Would anyone want to go to any other university, if he could get into this one? There need be no limitation of numbers. The price of admission -- the only entrance requirement -- is the ability and willingness to read and discuss. This school exists for everybody who is willing and able to learn from first-rate teachers.
Why read Great Books?
Posted by Mortimer J. Adler on Wednesday, 2 April 1997
I would like to share with you a letter that I recently received and my answer to it:
Dear Dr. Adler,
Why should we read great books that deal with the problems and concerns of bygone eras? Our social and political problems are so urgent that they demand practically all the time and energy we can devote to serious contemporary reading. Is there any value, besides mere historical interest, in reading books written in the simple obsolete cultures of former times?
People who question or even scorn the study of the past and its works usually assume that the past is entirely different from the present, and that hence we can learn nothing worthwhile from the past. But it is not true that the past is entirely different from the present. We can learn much of value from its similarity and its difference.
A tremendous change in the conditions of human life and in our knowledge and control of the natural world has taken place since ancient times. The ancients had no prevision of our present-day technical and social environment, and hence have no counsel to offer us about the particular problems we confront. But, although social and economic arrangements vary with time and place, man remains man. We and the ancients share a common human nature and hence certain common human experiences and problems.
The poets bear witness that ancient man, too, saw the sun rise and set, felt the wind on his cheek, was possessed by love and desire, experienced ecstasy and elation as well as frustration and disillusion, and knew good and evil. The ancient poets speak across the centuries to us, sometimes more directly and vividly than our contemporary writers. And the ancient prophets and philosophers, in dealing with the basic problems of men living together in society, still have some thing to say to us.
I have elsewhere pointed out that the ancients did not face our problem of providing fulfillment for a large group of elderly citizens. But the passages from Sophocles and Aristophanes show that the ancients, too, were aware of the woes and disabilities of old age. Also, the ancient view that elderly persons have highly developed capacities for practical judgment and philosophical meditation indicate possibilities that might not occur to us if we just looked at the present-day picture.

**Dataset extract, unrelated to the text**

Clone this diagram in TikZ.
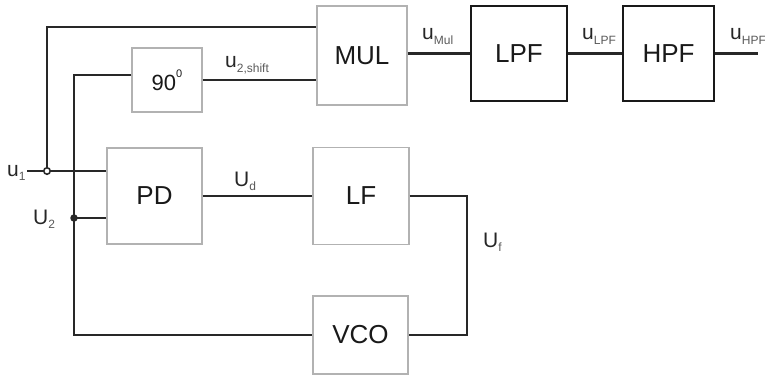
\documentclass[tikz,border=0pt]{standalone}
\usepackage{fontspec}
\setmainfont{Liberation Sans}
\usetikzlibrary{calc}
\definecolor{wirecol}{RGB}{40,40,40}
\definecolor{boxcol}{RGB}{178,178,178}
\tikzset{
  blk/.style  = {draw=boxcol, line width=1.2pt, inner sep=0pt, text=black!90,
                 font=\fontsize{26}{28}\selectfont},
  fblk/.style = {blk, draw=black!90, line width=2pt},
  wire/.style = {draw=wirecol, line width=2.2pt},
  slab/.style = {anchor=base west, inner sep=0pt, text=black!85,
                 font=\fontsize{21}{23}\selectfont},
  % junction dots: open where u1 branches off, filled on the feedback line
  jdot/.style = {circle, fill=wirecol, inner sep=0pt, minimum size=7.5pt},
  odot/.style = {circle, draw=wirecol, line width=1.6pt, fill=white,
                 inner sep=0pt, minimum size=6.5pt},
}
\newcommand{\sig}[2]{#1\raisebox{-0.45ex}{\fontsize{12}{13}\selectfont\color{black!65}#2}}

\begin{document}
\begin{tikzpicture}[x=1pt, y=-1pt]
\useasboundingbox (0,0) rectangle (765,377);
% blocks
\node[blk, minimum width=90pt, minimum height=99pt] (mul) at (362,55.5) {MUL};
\node[blk, minimum width=70pt, minimum height=64pt,
      font=\fontsize{22}{24}\selectfont] (shift) at (167,80)
      {90\raisebox{1.1ex}{\fontsize{11}{12}\selectfont 0}};
\node[fblk, minimum width=96pt, minimum height=95pt] (lpf) at (519,53.5) {LPF};
\node[fblk, minimum width=91pt, minimum height=95pt] (hpf) at (668.5,53.5) {HPF};
\node[blk, minimum width=95pt, minimum height=96pt] (pd) at (154.5,196) {PD};
\node[blk, minimum width=96pt, minimum height=97pt] (lf) at (361,196) {LF};
\node[blk, minimum width=95pt, minimum height=78pt] (vco) at (360.5,335) {VCO};
% wires
\coordinate (in1) at (27,171);
\coordinate (out) at (758,53.5);
\coordinate (c1) at (74,75);
\coordinate (c2) at (74,335);
\coordinate (cf) at (467,196);
\draw[wire] (in1) -- (pd.west |- in1);
\draw[wire] (47,171) |- (mul.west |- 0,27);
\draw[wire] (shift.west |- c1) -- (c1) -- (c2) -- (vco.west);
\draw[wire] (74,218) -- (pd.west |- 0,218);
\draw[wire] (shift.east) -- (shift.east -| mul.west);
\draw[wire] (mul.east |- lpf) -- (lpf.west);
\draw[wire] (lpf.east) -- (hpf.west);
\draw[wire] (hpf.east) -- (out);
\draw[wire] (pd.east) -- (lf.west);
\draw[wire] (lf.east) -- (cf) |- (vco.east);
\node[odot] (j1) at (47,171) {};
\node[jdot] (j2) at (74,218) {};
% labels
\node[slab] (lu1)   at (7,176)   {\sig{u}{1}};
\node[slab] (lU2)   at (33,224)  {\sig{U}{2}};
\node[slab] (lsh)   at (225,68)  {\sig{u}{2,shift}};
\node[slab] (lmul)  at (422,40)  {\sig{u}{Mul}};
\node[slab] (llpf)  at (582,40)  {\sig{u}{LPF}};
\node[slab] (lhpf)  at (730,40)  {\sig{u}{HPF}};
\node[slab] (lUd)   at (234,186) {\sig{U}{d}};
\node[slab] (lUf)   at (483,247) {\sig{U}{f}};
\end{tikzpicture}
\end{document}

No former age has faced the possibility that life on earth might be totally exterminated through atomic warfare. But past ages, too, knew war and the extermination and enslavement of whole peoples. Thinkers of the past meditated on the problems of war and peace and make suggestions that are worth listening to. Cicero and Locke show that the human way to settle disputes is by discussion and law, while Dante and Kant propose world government as the way to world peace.
Former ages did not experience particular forms of dictatorship that we have known in this century. But they had firsthand experience of absolute tyranny and the suppression of political liberty. Aristotle's treatise on politics includes a penetrating and systematic analysis of dictatorships, as well as a recommendation of measures to be taken to avoid the extremes of tyranny and anarchy.
We also learn from the past by considering the respects in which it differs from the present. We can discover where we are today and what we have become by knowing what the people of the past did and thought. And part of the past -- our personal past and that of the race -- always lives in us.
Exclusive preference for either the past or the present is a foolish and wasteful form of snobbishness and provinciality. We must seek what is most worthy in the works of both the past and the present. When we do that, we find that ancient poets, prophets, and philosophers are as much our contemporaries in the world of the mind as the most discerning of present-day writers. In fact, many of the ancient writings speak more directly to our experience and condition than the latest best sellers.